The Obama administration has missed an opportunity at its jobs summit by not actively engaging the oil and natural gas industry – an industry that supports 9.2 million American jobs and is poised to create hundreds of thousands of new jobs with the right public policies.

During a media teleconference held ahead of the White House jobs summit, API Chairman Larry Nichols and API President and CEO Jack Gerard outlined how the oil and natural industry -- which represents 7.5 percent of GDP -- is ready, willing and able to create new jobs and provide the energy that America needs to sustain a successful economic recovery.

"Clearly, the White House missed an opportunity to include one of the biggest employers and wealth creators in the nation," said Nichols, who is chairman and CEO of Devon Energy Corp. "The gas and oil industry supports 9.2 million jobs. We know what it takes to create a job, and we know what it takes to preserve a job."

Gerard added, "We are not asking for any handouts. We don't need stimulus dollars or subsidies. We just need access to develop the resources we will need to fuel this economy, and create thousands of new jobs."

"The American people have spoken on this topic clearly," Gerard added. "In poll after poll, they said they want additional access to the nation's resources. Congress heard the outcry, and lifted the moratoria on new offshore development. But a de facto moratorium has been put in place by this Interior Department.

"Access is essential to produce the energy this country needs."

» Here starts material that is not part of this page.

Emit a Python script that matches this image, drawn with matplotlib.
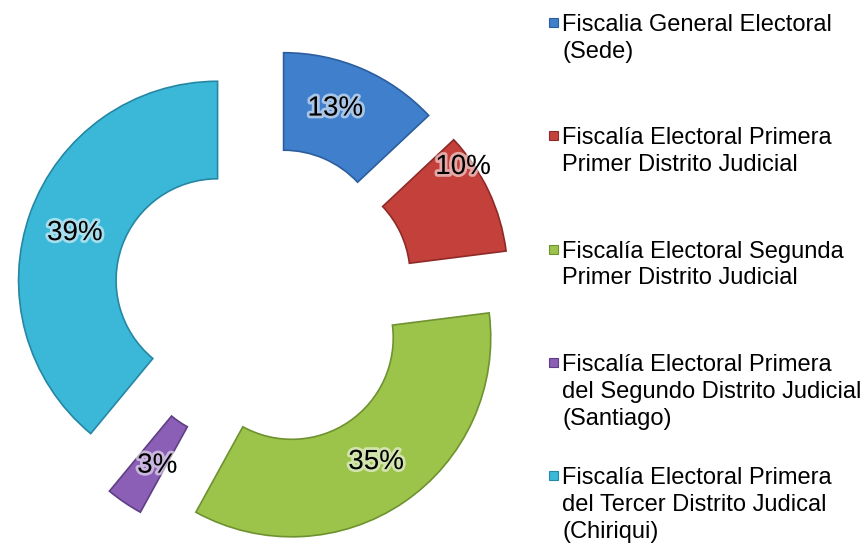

Gerard noted that the oil and gas industry is already one of the largest creators of green jobs. The industry invested $58.4 billion in carbon mitigation technologies between 2000 and 2008, more than any other private industries or the federal government. Using a measure by the Center for American Progress that 2 million jobs are created for each $100 billion invested, the oil and gas industry has created nearly 1.2 million green jobs.

In addition to providing access, Gerard and Nichols said policymakers should stop proposing policies that would kill American jobs. Specifically, they said new taxes and ill-conceived climate change proposals are job killers and discourage the development of domestic energy.

"Our industry does not operate in a vacuum," Nichols said. "It is integrated with all other industries. Huge tax increases lessen our ability to create jobs. Our industry can't prosper unless all the other industries, and the consumers, prosper. Higher taxes destroy jobs, and impair our economy."